1758-01-19, de Voltaire [François Marie Arouet] à Élie Bertrand.

J'ai été un peu malade mon cher philosophe, c'est un tribut que je paye à touttes les saisons, et ce tribut mange ceux de l'amitié que je vous dois.
Je ne vous ay point écrit. J'ay laissé prendre Breslau, et Lignits, et peutêtre Shwednits, et les trouppes prussiennes entrer en Moravie, sans me lamenter le moins du monde avec vous sur les misères humaines. J'ay laissé les pasteurs de Geneve, s'assembler, se remuer, s'agiter, proposer, contredire, et ne savoir que faire, sans vous en dire le moindre mot. Il y en a quelques uns qui disent qu'on n'a que des grâces à rendre à M r Dalembert qui a peint le clergé suisse, plus sage que le clergé français. D'autres sont fâchez sérieusement, d'autres affectent de l'être. Le temps adoucira tout. Ce petit orage ne submergera pas ceux qui ne sont pas de l'avis de l'omousios, et petit à petit on reviendra à ce qu'il y a de plus simple et de plus naturel.

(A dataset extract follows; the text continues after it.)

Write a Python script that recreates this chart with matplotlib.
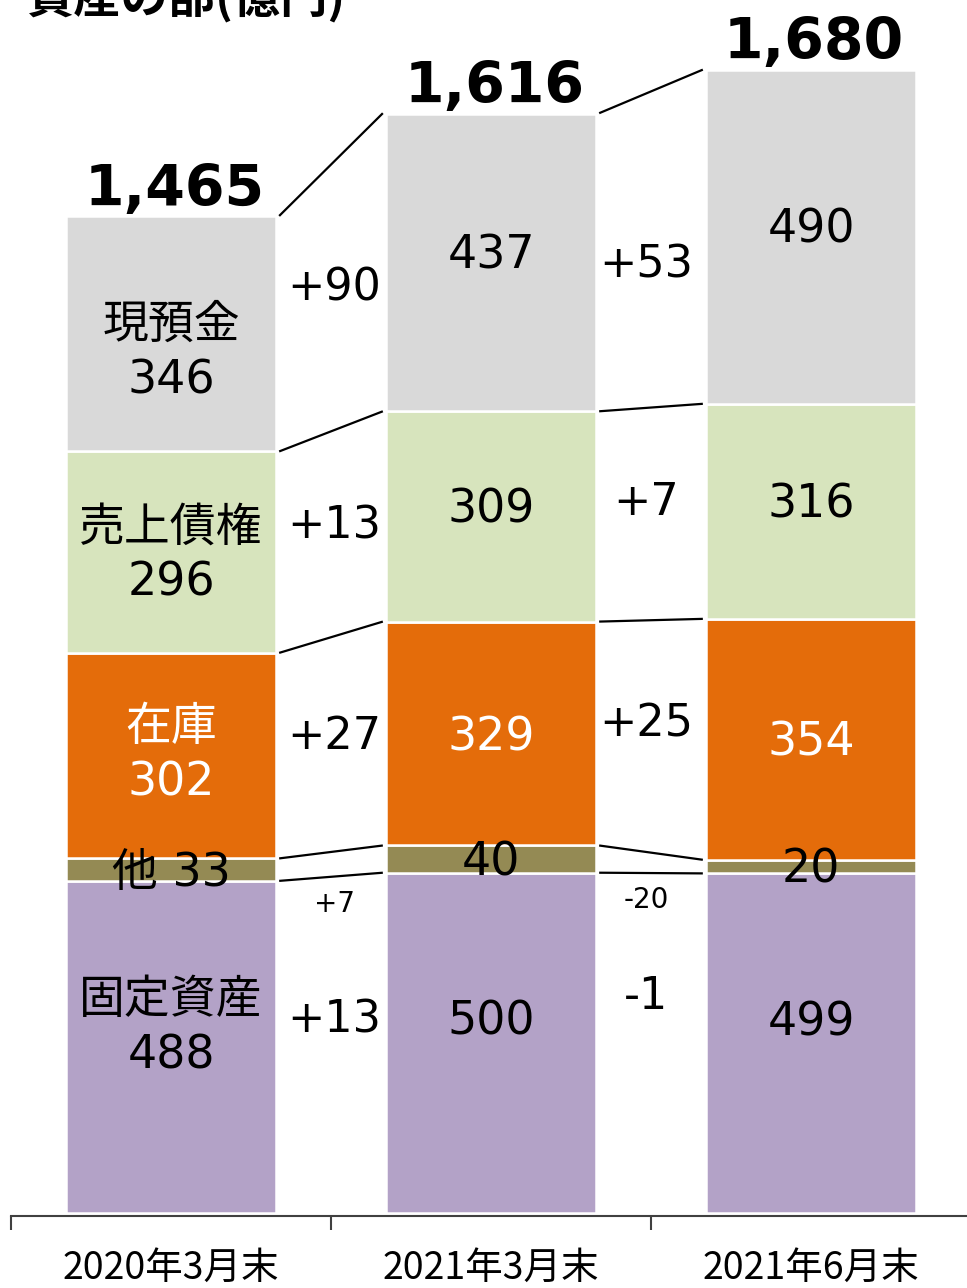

Les affaires d'Allemagne sont un peu plus intéressantes. On dit Shwednits pris. Ne pourait on point en demeurer là? Si l'impératrice voulait renoncer à sa Silesie, on ne pillerait plus, on n'égorgerait plus. Mais quidquid délirant reges plectuntur Achivi. C'est mon refrain. Madame la markgrave de Bareith me mande que le 23 et 24 décembre dernier, il y eut des tremblements de terre considérables autour de sa ville à quatre mille à la ronde, précédez de bruits souterrains assez effrayants. Voylà encor de quoy mettre dans votre grêfe. Il résultera de vos observations que les tremblements sont plus fréquents que les aurores boréales. On ne faisait attention autrefois qu'aux aurores boréales singulières qui étaient suivies de quelque grave événement, on ne parlait que des tremblements qui engloutissaient des villes, on négligeait les autres. On découvrira peutêtre qu'il y a une douzaine de tremblements année commune dans notre petit globe, et que c'est une suitte naturelle de sa constitution. J'ay bien peur que la guerre et les autres fléaux ne soient aussi une suitte nécessaire de notre malheureuse constitution morale.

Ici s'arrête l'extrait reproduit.